Mike Lavin, Microsoft's senior product manager, in an interview conducted with The Official Xbox Magazine, explained a handful of the design facets for the Xbox One's reputation system and how it will differ from the current reputation system on Xbox 360.

He admits that most people nowadays exclusively use Party Chat with their friends, effectively silencing any communication from other people, though the problem he sees is that "this fragments voice communication within games… because if you're isolated in Party Chat, you're leaving everybody else behind." Lavin believes that if the Reputation system removed all the harassers and trashtalkers, more players would be willing to play a multiplayer match without segmenting themselves into specific groups:

Ultimately, if there's a few per cent of our population that are causing the rest of the population to have a miserable time, we should be able to identify those folk… There'll be very good things that happen to people that just play their games are good participants. And you'll start to see some effects if you continue to play bad or harass other people en masse. You'll probably end up starting to play more with other poeple that are more similar to you.

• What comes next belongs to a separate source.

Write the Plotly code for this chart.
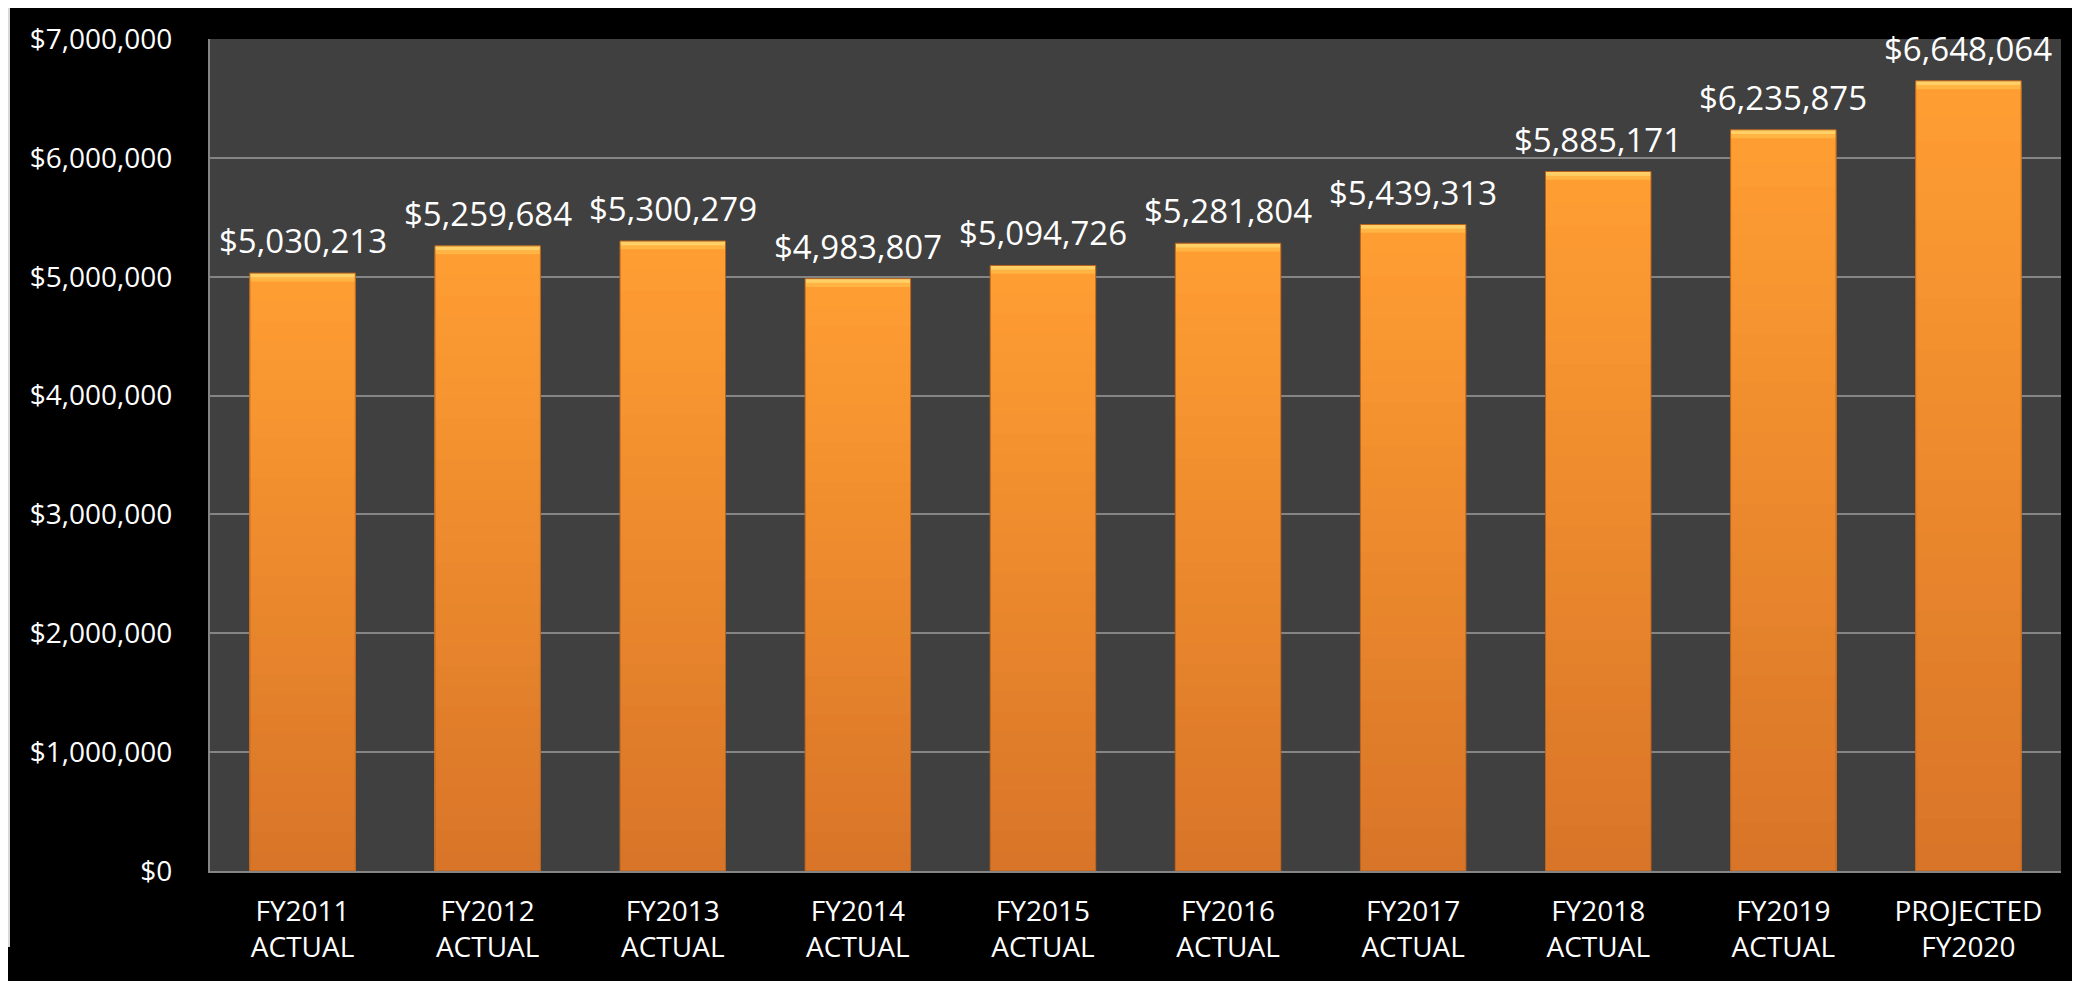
import plotly.graph_objects as go


PAGE_BG = "#000000"
PLOT_BG = "#404040"
FRAME_GRAY = "#d9d9d9"
GRID_COLOR = "#858585"
WHITE_TEXT = "#ffffff"
FONT = "Open Sans, Noto Sans, sans-serif"

CATEGORIES = [
    "FY2011<br>ACTUAL", "FY2012<br>ACTUAL", "FY2013<br>ACTUAL", "FY2014<br>ACTUAL",
    "FY2015<br>ACTUAL", "FY2016<br>ACTUAL", "FY2017<br>ACTUAL", "FY2018<br>ACTUAL",
    "FY2019<br>ACTUAL", "PROJECTED<br>FY2020",
]
VALUES = [5030213, 5259684, 5300279, 4983807, 5094726,
          5281804, 5439313, 5885171, 6235875, 6648064]

Y_TICKS = [0, 1000000, 2000000, 3000000, 4000000, 5000000, 6000000, 7000000]
Y_TICK_TEXT = ["${:,}".format(t) for t in Y_TICKS]

# bar shading: dark orange at the foot, bright orange at the top, pale bevel cap
BOTTOM_RGB = (216, 116, 40)
TOP_RGB = (255, 158, 50)
BEVEL_TOP = "#ffd066"
BEVEL_LOW = "#ffb444"
N_SLICES = 30
BEVEL = 70000
BAR_WIDTH = 0.57


def mix(a, b, t):
    return "rgb(%d,%d,%d)" % tuple(round(a[i] + (b[i] - a[i]) * t) for i in range(3))


fig = go.Figure()

# nested bars from zero, lightest (tallest) first, so no seams show
fig.add_trace(go.Bar(
    x=CATEGORIES, y=VALUES, width=BAR_WIDTH,
    marker=dict(color=BEVEL_TOP, line=dict(width=0)),
    hoverinfo="skip", showlegend=False,
))
fig.add_trace(go.Bar(
    x=CATEGORIES, y=[v - BEVEL / 2 for v in VALUES], width=BAR_WIDTH,
    marker=dict(color=BEVEL_LOW, line=dict(width=0)),
    hoverinfo="skip", showlegend=False,
))
for i in range(N_SLICES, 0, -1):
    frac = i / N_SLICES
    fig.add_trace(go.Bar(
        x=CATEGORIES, y=[(v - BEVEL) * frac for v in VALUES], width=BAR_WIDTH,
        marker=dict(color=mix(BOTTOM_RGB, TOP_RGB, (i - 0.5) / N_SLICES), line=dict(width=0)),
        hoverinfo="skip", showlegend=False,
    ))

# outline
fig.add_trace(go.Bar(
    x=CATEGORIES, y=VALUES, width=BAR_WIDTH,
    marker=dict(color="rgba(0,0,0,0)", line=dict(color="#b8621c", width=1)),
    hovertemplate="%{x}: $%{y:,.0f}<extra></extra>", showlegend=False,
))

for cat, v in zip(CATEGORIES, VALUES):
    fig.add_annotation(
        x=cat, y=v, text="${:,}".format(v), showarrow=False,
        yanchor="bottom", yshift=8,
        font=dict(family=FONT, size=33, color=WHITE_TEXT),
    )

# light frame strip on the left, white corner below it
fig.add_shape(type="rect", xref="paper", yref="paper",
              x0=-0.2, x1=-0.10805, y0=-0.0913, y1=1.1,
              fillcolor=FRAME_GRAY, line=dict(width=0))
fig.add_shape(type="rect", xref="paper", yref="paper",
              x0=-0.2, x1=-0.1092, y0=-0.2, y1=-0.0913,
              fillcolor="#ffffff", line=dict(width=0))

# the page body adds an 8px offset, so the figure is 8px smaller
fig.update_layout(
    width=2072, height=973,
    barmode="overlay",
    paper_bgcolor=PAGE_BG,
    plot_bgcolor=PLOT_BG,
    font=dict(family=FONT, color=WHITE_TEXT, size=28),
    margin=dict(l=202, r=19, t=31, b=110),
    showlegend=False,
    xaxis=dict(
        type="category",
        showgrid=False, automargin=False,
        showline=True, linecolor=GRID_COLOR, linewidth=2,
        ticks="", ticklabelstandoff=14,
        tickfont=dict(family=FONT, size=28, color=WHITE_TEXT),
    ),
    yaxis=dict(
        range=[0, 7000000], automargin=False,
        tickvals=Y_TICKS, ticktext=Y_TICK_TEXT,
        showgrid=True, gridcolor=GRID_COLOR, gridwidth=1.5,
        zeroline=False,
        showline=True, linecolor=GRID_COLOR, linewidth=2,
        ticks="", ticklabelstandoff=30,
        tickfont=dict(family=FONT, size=28, color=WHITE_TEXT),
    ),
)

fig.write_html("out.html")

To prevent exploitation of the system, your reputation score will only sink if you're being a prick over a period of time:

If we see consistently that people, for instance, don't like playing with you, that you're consistently blocked, that you're the subject of enforcement actions because you're sending naked pictures of yourself to people that don't want naked pictures of you… Blatant things like that have the ability to quickly reduce your Reputation score.

Hopefully, this means that their security for accounts is raised for the Xbox One, particularly in an age with people's accounts are hacked on a regular basis. Microsoft also isn't sure whether this new Reputation system will be represented by numbers or stars or what have you.

That said, the system looks to be stronger than the current system in which my reputation is apparently 25% Disruptive, 25% Aggressive, and 25% Unsporting. And I don't even play multiplayer games at all, really. (Or maybe I should wear that as a badge of honor as a writer for Game Revolution.)